| PROBLEM TO WORK ON |
Every line of the listing must be reproduced as it stands. Leave the images behind.

| GIVEN DATA |

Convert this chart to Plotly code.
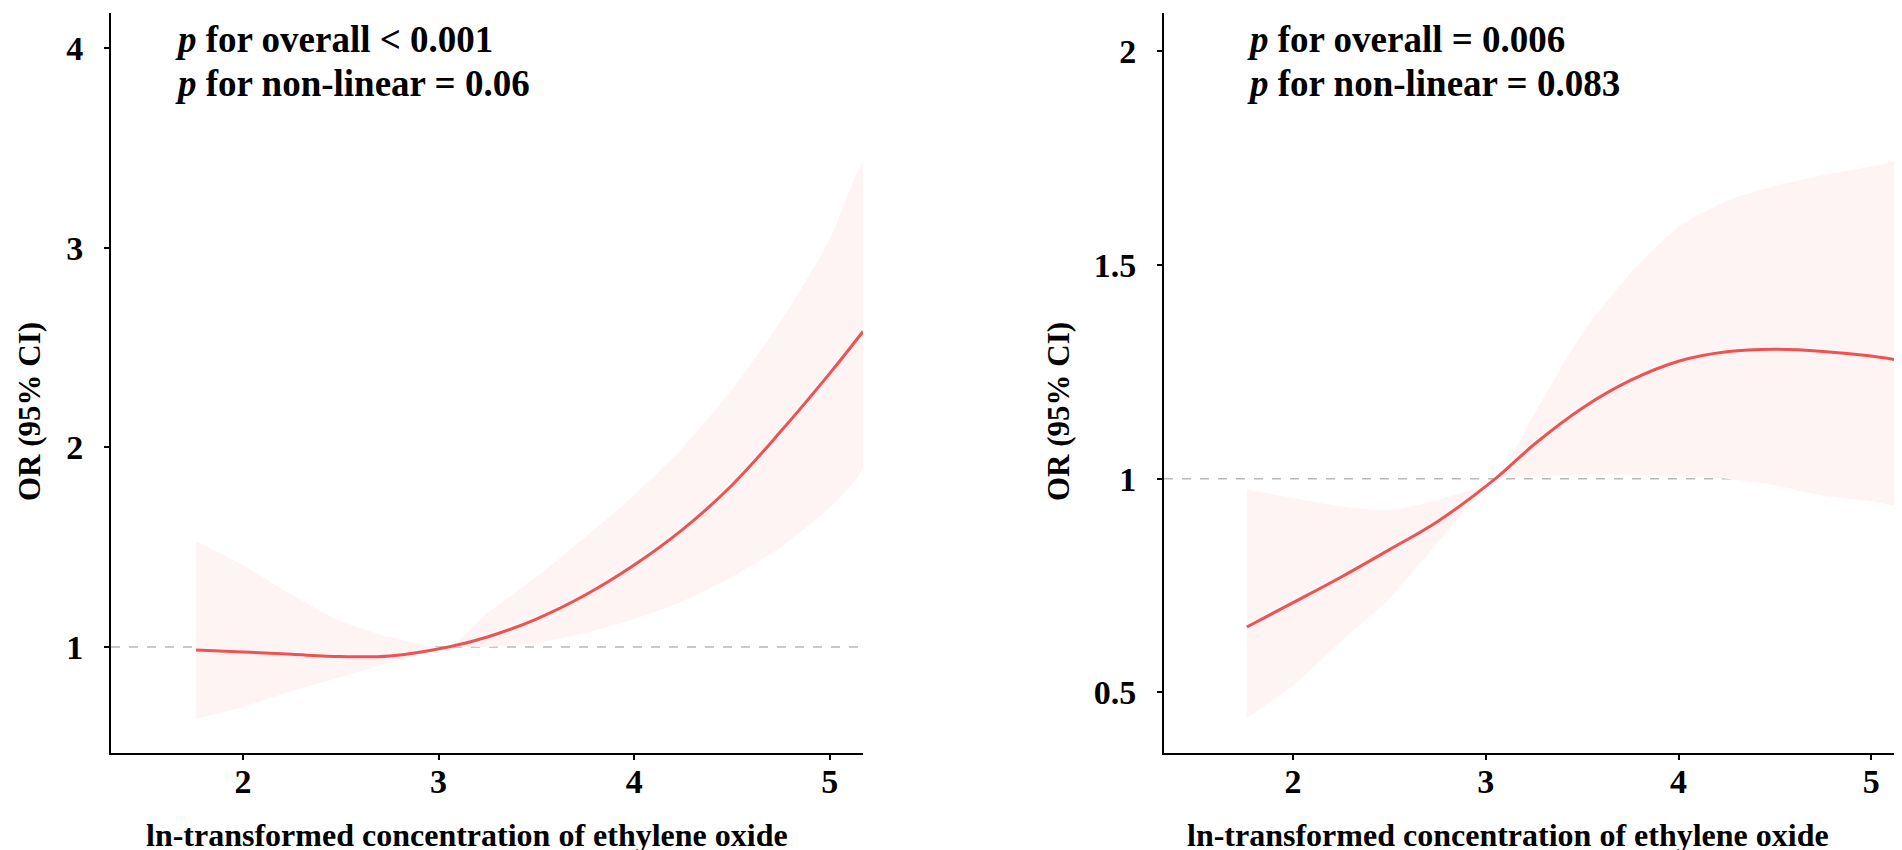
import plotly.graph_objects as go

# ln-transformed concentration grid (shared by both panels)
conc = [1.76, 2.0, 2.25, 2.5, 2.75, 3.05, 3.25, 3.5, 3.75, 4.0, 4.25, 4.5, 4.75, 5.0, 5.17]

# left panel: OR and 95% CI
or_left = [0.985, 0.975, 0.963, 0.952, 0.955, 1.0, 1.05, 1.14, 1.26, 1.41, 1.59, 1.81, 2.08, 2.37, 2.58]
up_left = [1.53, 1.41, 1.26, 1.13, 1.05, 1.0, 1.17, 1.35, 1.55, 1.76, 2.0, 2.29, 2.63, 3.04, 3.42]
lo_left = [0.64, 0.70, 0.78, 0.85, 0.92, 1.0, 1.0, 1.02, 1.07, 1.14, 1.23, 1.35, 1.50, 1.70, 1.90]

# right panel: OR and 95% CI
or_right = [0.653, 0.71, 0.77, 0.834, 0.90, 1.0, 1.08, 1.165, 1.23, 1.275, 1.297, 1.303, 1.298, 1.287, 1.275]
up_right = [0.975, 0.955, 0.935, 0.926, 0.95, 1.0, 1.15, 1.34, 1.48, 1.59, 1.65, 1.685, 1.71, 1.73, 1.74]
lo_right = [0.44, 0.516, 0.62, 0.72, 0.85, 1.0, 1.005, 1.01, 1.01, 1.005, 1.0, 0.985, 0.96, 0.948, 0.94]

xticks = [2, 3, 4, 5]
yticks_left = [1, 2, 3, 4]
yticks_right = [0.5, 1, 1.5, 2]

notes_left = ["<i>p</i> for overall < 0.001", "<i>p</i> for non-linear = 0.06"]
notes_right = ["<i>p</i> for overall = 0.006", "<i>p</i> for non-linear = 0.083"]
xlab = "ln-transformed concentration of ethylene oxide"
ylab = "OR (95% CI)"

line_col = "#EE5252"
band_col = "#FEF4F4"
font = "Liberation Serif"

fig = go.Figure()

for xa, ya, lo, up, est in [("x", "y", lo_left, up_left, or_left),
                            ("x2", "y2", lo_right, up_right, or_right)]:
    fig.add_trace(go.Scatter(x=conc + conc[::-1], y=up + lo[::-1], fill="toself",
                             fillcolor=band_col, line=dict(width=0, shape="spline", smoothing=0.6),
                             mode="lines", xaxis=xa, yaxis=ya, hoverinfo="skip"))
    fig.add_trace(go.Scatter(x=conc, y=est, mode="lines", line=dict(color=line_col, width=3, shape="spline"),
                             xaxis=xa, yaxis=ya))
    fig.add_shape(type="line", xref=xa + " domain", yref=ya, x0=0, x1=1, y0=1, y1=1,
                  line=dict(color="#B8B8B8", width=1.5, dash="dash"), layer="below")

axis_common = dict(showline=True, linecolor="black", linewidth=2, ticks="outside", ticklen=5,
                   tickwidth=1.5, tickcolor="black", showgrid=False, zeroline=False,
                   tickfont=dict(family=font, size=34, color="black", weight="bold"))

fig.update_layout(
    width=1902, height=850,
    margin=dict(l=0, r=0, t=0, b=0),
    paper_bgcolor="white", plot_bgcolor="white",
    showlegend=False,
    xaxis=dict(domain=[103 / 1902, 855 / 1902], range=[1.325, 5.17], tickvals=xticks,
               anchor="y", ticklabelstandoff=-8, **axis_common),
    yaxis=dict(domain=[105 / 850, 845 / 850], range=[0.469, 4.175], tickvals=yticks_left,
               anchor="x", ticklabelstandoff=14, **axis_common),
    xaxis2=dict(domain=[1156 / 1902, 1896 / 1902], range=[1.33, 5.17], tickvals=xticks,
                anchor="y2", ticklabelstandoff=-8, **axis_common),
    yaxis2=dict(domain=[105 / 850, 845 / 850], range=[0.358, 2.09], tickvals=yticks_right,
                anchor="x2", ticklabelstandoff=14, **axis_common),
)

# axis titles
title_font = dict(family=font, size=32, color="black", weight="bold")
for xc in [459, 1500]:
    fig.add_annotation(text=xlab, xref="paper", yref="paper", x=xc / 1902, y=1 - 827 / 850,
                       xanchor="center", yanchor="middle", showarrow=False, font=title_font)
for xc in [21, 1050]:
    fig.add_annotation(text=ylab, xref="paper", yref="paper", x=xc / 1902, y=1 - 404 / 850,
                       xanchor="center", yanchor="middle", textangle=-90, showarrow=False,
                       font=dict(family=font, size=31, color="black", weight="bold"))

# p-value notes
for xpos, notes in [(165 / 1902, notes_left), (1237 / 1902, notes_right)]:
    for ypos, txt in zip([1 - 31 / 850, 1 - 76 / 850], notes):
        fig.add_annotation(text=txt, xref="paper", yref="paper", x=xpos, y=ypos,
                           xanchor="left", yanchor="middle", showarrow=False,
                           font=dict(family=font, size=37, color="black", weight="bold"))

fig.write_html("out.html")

| THE COMPLETED TASK |
Convert this chart to Plotly code.
import plotly.graph_objects as go

# ln-transformed concentration grid (shared by both panels)
conc = [1.76, 2.0, 2.25, 2.5, 2.75, 3.05, 3.25, 3.5, 3.75, 4.0, 4.25, 4.5, 4.75, 5.0, 5.17]

# left panel: OR and 95% CI
or_left = [0.985, 0.975, 0.963, 0.952, 0.955, 1.0, 1.05, 1.14, 1.26, 1.41, 1.59, 1.81, 2.08, 2.37, 2.58]
up_left = [1.53, 1.41, 1.26, 1.13, 1.05, 1.0, 1.17, 1.35, 1.55, 1.76, 2.0, 2.29, 2.63, 3.04, 3.42]
lo_left = [0.64, 0.70, 0.78, 0.85, 0.92, 1.0, 1.0, 1.02, 1.07, 1.14, 1.23, 1.35, 1.50, 1.70, 1.90]

# right panel: OR and 95% CI
or_right = [0.653, 0.71, 0.77, 0.834, 0.90, 1.0, 1.08, 1.165, 1.23, 1.275, 1.297, 1.303, 1.298, 1.287, 1.275]
up_right = [0.975, 0.955, 0.935, 0.926, 0.95, 1.0, 1.15, 1.34, 1.48, 1.59, 1.65, 1.685, 1.71, 1.73, 1.74]
lo_right = [0.44, 0.516, 0.62, 0.72, 0.85, 1.0, 1.005, 1.01, 1.01, 1.005, 1.0, 0.985, 0.96, 0.948, 0.94]

xticks = [2, 3, 4, 5]
yticks_left = [1, 2, 3, 4]
yticks_right = [0.5, 1, 1.5, 2]

notes_left = ["<i>p</i> for overall < 0.001", "<i>p</i> for non-linear = 0.06"]
notes_right = ["<i>p</i> for overall = 0.006", "<i>p</i> for non-linear = 0.083"]
xlab = "ln-transformed concentration of ethylene oxide"
ylab = "OR (95% CI)"

line_col = "#EE5252"
band_col = "#FEF4F4"
font = "Liberation Serif"

fig = go.Figure()

for xa, ya, lo, up, est in [("x", "y", lo_left, up_left, or_left),
                            ("x2", "y2", lo_right, up_right, or_right)]:
    fig.add_trace(go.Scatter(x=conc + conc[::-1], y=up + lo[::-1], fill="toself",
                             fillcolor=band_col, line=dict(width=0, shape="spline", smoothing=0.6),
                             mode="lines", xaxis=xa, yaxis=ya, hoverinfo="skip"))
    fig.add_trace(go.Scatter(x=conc, y=est, mode="lines", line=dict(color=line_col, width=3, shape="spline"),
                             xaxis=xa, yaxis=ya))
    fig.add_shape(type="line", xref=xa + " domain", yref=ya, x0=0, x1=1, y0=1, y1=1,
                  line=dict(color="#B8B8B8", width=1.5, dash="dash"), layer="below")

axis_common = dict(showline=True, linecolor="black", linewidth=2, ticks="outside", ticklen=5,
                   tickwidth=1.5, tickcolor="black", showgrid=False, zeroline=False,
                   tickfont=dict(family=font, size=34, color="black", weight="bold"))

fig.update_layout(
    width=1902, height=850,
    margin=dict(l=0, r=0, t=0, b=0),
    paper_bgcolor="white", plot_bgcolor="white",
    showlegend=False,
    xaxis=dict(domain=[103 / 1902, 855 / 1902], range=[1.325, 5.17], tickvals=xticks,
               anchor="y", ticklabelstandoff=-8, **axis_common),
    yaxis=dict(domain=[105 / 850, 845 / 850], range=[0.469, 4.175], tickvals=yticks_left,
               anchor="x", ticklabelstandoff=14, **axis_common),
    xaxis2=dict(domain=[1156 / 1902, 1896 / 1902], range=[1.33, 5.17], tickvals=xticks,
                anchor="y2", ticklabelstandoff=-8, **axis_common),
    yaxis2=dict(domain=[105 / 850, 845 / 850], range=[0.358, 2.09], tickvals=yticks_right,
                anchor="x2", ticklabelstandoff=14, **axis_common),
)

# axis titles
title_font = dict(family=font, size=32, color="black", weight="bold")
for xc in [459, 1500]:
    fig.add_annotation(text=xlab, xref="paper", yref="paper", x=xc / 1902, y=1 - 827 / 850,
                       xanchor="center", yanchor="middle", showarrow=False, font=title_font)
for xc in [21, 1050]:
    fig.add_annotation(text=ylab, xref="paper", yref="paper", x=xc / 1902, y=1 - 404 / 850,
                       xanchor="center", yanchor="middle", textangle=-90, showarrow=False,
                       font=dict(family=font, size=31, color="black", weight="bold"))

# p-value notes
for xpos, notes in [(165 / 1902, notes_left), (1237 / 1902, notes_right)]:
    for ypos, txt in zip([1 - 31 / 850, 1 - 76 / 850], notes):
        fig.add_annotation(text=txt, xref="paper", yref="paper", x=xpos, y=ypos,
                           xanchor="left", yanchor="middle", showarrow=False,
                           font=dict(family=font, size=37, color="black", weight="bold"))

fig.write_html("out.html")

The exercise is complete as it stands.